**Exercise**
Separate out the lines that hold "chart".

%%

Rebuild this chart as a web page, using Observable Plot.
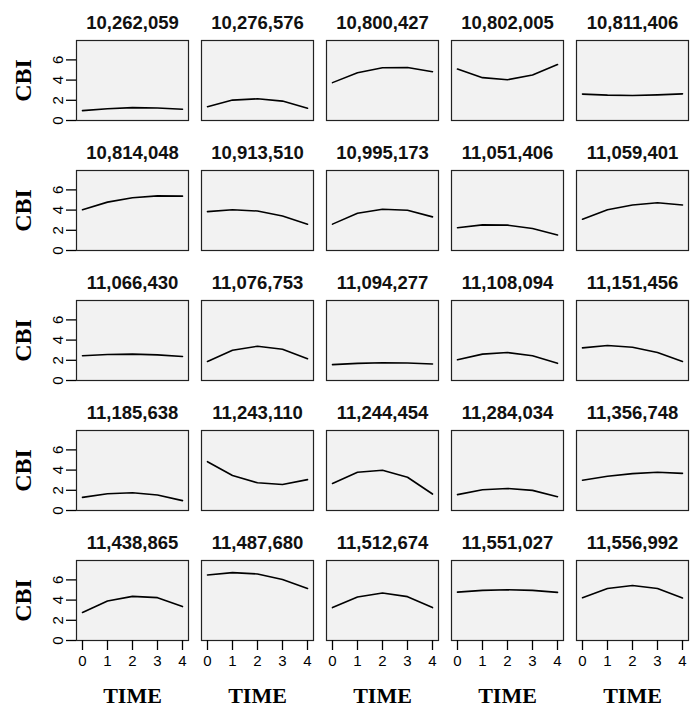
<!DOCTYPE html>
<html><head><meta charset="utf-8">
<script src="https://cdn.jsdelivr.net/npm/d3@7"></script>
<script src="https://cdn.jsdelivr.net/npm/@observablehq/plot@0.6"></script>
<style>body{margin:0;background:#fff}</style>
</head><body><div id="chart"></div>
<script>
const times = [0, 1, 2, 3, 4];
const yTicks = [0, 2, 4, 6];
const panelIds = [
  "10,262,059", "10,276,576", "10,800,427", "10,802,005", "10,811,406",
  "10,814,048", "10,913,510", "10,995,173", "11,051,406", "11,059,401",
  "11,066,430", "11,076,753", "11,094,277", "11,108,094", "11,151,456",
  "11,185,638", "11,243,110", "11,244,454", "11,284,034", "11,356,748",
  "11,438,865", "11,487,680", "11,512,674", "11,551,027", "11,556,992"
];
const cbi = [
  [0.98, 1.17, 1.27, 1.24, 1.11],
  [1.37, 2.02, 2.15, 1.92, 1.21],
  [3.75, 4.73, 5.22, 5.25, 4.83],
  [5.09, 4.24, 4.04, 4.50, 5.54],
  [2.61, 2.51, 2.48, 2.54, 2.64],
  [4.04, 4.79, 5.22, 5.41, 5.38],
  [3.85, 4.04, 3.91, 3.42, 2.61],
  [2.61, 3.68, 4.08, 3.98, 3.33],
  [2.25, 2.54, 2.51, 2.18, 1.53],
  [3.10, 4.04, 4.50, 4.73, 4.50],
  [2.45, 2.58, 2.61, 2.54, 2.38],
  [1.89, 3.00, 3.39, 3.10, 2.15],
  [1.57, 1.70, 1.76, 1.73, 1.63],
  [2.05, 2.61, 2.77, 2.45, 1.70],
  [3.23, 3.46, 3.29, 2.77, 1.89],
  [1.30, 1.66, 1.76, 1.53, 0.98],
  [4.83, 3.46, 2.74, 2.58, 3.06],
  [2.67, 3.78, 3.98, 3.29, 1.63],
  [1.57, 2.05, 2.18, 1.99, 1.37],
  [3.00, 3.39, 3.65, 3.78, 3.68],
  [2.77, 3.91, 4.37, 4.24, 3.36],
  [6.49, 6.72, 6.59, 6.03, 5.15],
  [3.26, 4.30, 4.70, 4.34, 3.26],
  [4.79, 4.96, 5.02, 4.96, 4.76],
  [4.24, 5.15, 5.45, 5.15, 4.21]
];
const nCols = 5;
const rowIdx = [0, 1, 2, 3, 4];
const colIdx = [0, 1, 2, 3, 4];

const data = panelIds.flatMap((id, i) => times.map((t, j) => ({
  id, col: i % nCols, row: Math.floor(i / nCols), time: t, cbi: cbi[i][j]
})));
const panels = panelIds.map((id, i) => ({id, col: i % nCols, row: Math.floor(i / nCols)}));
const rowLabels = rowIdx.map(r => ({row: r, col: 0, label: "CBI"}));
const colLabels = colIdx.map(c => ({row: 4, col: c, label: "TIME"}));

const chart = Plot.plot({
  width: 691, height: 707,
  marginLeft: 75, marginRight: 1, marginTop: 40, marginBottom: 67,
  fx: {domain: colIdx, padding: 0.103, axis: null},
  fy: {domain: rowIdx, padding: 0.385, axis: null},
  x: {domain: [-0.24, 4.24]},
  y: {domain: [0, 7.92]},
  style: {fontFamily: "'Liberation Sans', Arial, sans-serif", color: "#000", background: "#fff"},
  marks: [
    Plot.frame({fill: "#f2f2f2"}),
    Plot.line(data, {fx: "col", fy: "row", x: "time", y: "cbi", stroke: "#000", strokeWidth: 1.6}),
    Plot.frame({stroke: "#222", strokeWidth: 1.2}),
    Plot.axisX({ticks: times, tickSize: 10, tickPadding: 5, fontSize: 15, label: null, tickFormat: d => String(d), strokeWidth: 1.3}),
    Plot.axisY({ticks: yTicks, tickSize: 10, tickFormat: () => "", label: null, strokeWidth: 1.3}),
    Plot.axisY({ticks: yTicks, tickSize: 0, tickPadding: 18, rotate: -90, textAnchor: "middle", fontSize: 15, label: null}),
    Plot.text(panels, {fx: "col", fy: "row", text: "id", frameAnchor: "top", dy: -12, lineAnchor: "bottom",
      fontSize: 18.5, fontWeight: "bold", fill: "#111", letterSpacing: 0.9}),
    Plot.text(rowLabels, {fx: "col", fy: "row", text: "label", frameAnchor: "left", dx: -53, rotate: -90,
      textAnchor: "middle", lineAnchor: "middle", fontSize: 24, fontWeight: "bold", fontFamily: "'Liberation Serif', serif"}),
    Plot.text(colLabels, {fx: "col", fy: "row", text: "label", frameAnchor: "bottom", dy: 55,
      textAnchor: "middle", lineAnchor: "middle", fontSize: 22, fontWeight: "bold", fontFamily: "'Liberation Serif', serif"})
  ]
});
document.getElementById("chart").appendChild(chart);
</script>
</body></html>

%%

**Output below**
Rebuild this chart as a web page, using Observable Plot.
</head><body><div id="chart"></div>
const chart = Plot.plot({
document.getElementById("chart").appendChild(chart);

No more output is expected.